Now, consider two people. If they are not twins, the probability of both not having their birthday on a given day is simply
(the probability of the first not having a birthday on that day) times
(the probability of the second not having a birthday on that day).

I looked for a good explanation of this, but all I found where either too technical (if you can read the notation, you probably already know the results) or too superficial. The best I could find was here.

Add a third person. The probability that all three don't have a birthday on a given day is
(the probability of the third not having a birthday on that day) times
(the probability that the first two don't have a birthday on that day) (which we've already worked out.)

Now, this gives us (364.25/365)^1, (364.25/365)^2, (364.25/365)^3 for one, two, and three persons respectively. We can continue to the case of n people by induction. It's a simple argument. We've shown the case for 1 already. Assume that it is true for (n-1), then for n it is
(the probability of the nth person not having a birthday on that day) times
(the probability that the first (n-1) people don't have a birthday on that day)

So, we get (364.25/365)^(n-1) * (364.25/365)^1 = (364.25/365)^n as required.

The odds are easy to calculate given the number of people. It's the number of people that would be, I think, difficult to calculate.

--Pete

[WarLocke]

(where did all these "Fu" come from?)

I would guess from old asian martial arts flicks. You know, "Your Kung Fu is strong," and such.

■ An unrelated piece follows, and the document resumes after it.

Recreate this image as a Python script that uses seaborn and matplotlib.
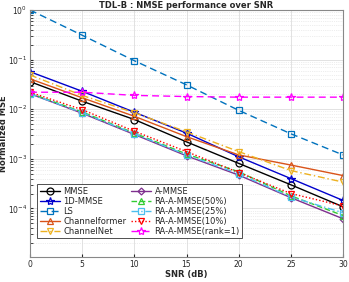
import matplotlib
matplotlib.use("Agg")
import matplotlib.pyplot as plt
import seaborn as sns
import numpy as np

snr = [0, 5, 10, 15, 20, 25, 30]

mmse = [0.036, 0.0145, 0.0062, 0.0022, 0.00081, 0.0003, 0.000108]
mmse_1d = [0.057, 0.023, 0.0087, 0.0033, 0.0011, 0.0004, 0.000145]
ls = [1.0, 0.31, 0.095, 0.031, 0.0095, 0.0032, 0.0012]
channelformer = [0.041, 0.017, 0.0072, 0.0028, 0.0012, 0.00075, 0.00046]
channelnet = [0.049, 0.019, 0.0085, 0.0035, 0.0014, 0.00058, 0.00034]
a_mmse = [0.0205, 0.0083, 0.0031, 0.00115, 0.00047, 0.000165, 0.000062]
ra50 = [0.021, 0.0088, 0.0033, 0.00125, 0.00055, 0.00018, 0.000072]
ra25 = [0.0205, 0.0085, 0.0032, 0.0012, 0.0005, 0.00017, 0.000082]
ra10 = [0.022, 0.0098, 0.0036, 0.0014, 0.00053, 0.0002, 0.000112]
rank1 = [0.022, 0.022, 0.019, 0.018, 0.0175, 0.0175, 0.0175]

sns.set_style("ticks")
plt.rcParams['font.family'] = ['DejaVu Sans']

fig = plt.figure(figsize=(3.49, 2.82), dpi=100)
ax = fig.add_axes([30/349, 1 - 257/282, 313/349, 247/282])

# (label, data, color, marker, linestyle)
series = [
    ("MMSE", mmse, "black", "o", "-"),
    ("1D-MMSE", mmse_1d, "#0000CC", "*", "-"),
    ("LS", ls, "#0072BD", "s", (0, (5, 3))),
    ("Channelformer", channelformer, "#D95319", "^", "-"),
    ("ChannelNet", channelnet, "#EDB120", "v", (0, (5, 2, 1, 2))),
    ("A-MMSE", a_mmse, "#7E2F8E", "D", "-"),
    ("RA-A-MMSE(50%)", ra50, "#33CC33", "^", (0, (4, 2))),
    ("RA-A-MMSE(25%)", ra25, "#4DBEEE", "s", (0, (5, 2, 1, 2))),
    ("RA-A-MMSE(10%)", ra10, "#FF0000", "v", (0, (1, 1.5))),
    ("RA-A-MMSE(rank=1)", rank1, "#FF00FF", "*", (0, (5, 3))),
]

for label, vals, col, mk, lsty in series:
    ms = {"D": 3.5, "*": 6, "s": 4.5}.get(mk, 5)
    sns.lineplot(x=snr, y=vals, ax=ax, color=col, marker=mk, linestyle=lsty,
                 linewidth=1.0, markersize=ms, markerfacecolor="none",
                 markeredgecolor=col, markeredgewidth=0.9, legend=False)

ax.set_yscale("log")
ax.set_xlim(0, 30)
ax.set_ylim(1.05e-5, 1)
ax.set_xticks([0, 5, 10, 15, 20, 25, 30])
ax.set_yticks([1e-4, 1e-3, 1e-2, 1e-1, 1e0])
ax.grid(True, which="major", color="#dddddd", linewidth=0.6)
ax.grid(True, which="minor", color="#dddddd", linewidth=0.5, linestyle=":")
ax.tick_params(labelsize=5.5, length=2, which="both", direction="in", pad=2)
for s in ax.spines.values():
    s.set_color("#888888")
    s.set_linewidth(0.8)

ax.set_title("TDL-B : NMSE performance over SNR", fontsize=6, fontweight="bold", pad=1.5)
ax.set_xlabel("SNR (dB)", fontsize=6, fontweight="bold", labelpad=1)
ax.set_ylabel("Normalized MSE", fontsize=6, fontweight="bold")
ax.yaxis.set_label_coords(-0.07, 0.5)

handles = ax.get_lines()[:len(series)]
labels = [s[0] for s in series]
leg = ax.legend(handles, labels, ncol=2, loc="lower left", bbox_to_anchor=(0.01, 0.06),
                fontsize=6, frameon=True, fancybox=False, edgecolor="#333333",
                handlelength=2.4, handletextpad=0.4, columnspacing=0.6,
                labelspacing=0.12, borderpad=0.3, framealpha=1)
leg.get_frame().set_linewidth(0.6)

fig.savefig("out.png", dpi=100)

Also, having a birthday in january sucks because I grew up getting birthday or Christmas presents, but not both. :angry:

Discuss.

[Cryptic]

>>Discuss.

Yup. Sucks.
:P

An ex-girlfriend of mine had her birthday on December 24th (twins, no less). The family used to take *requests* for their gifts at Christmas; anything they didn't get, they'd often ask for again and get in January when the sales were on. How cool is that?
B)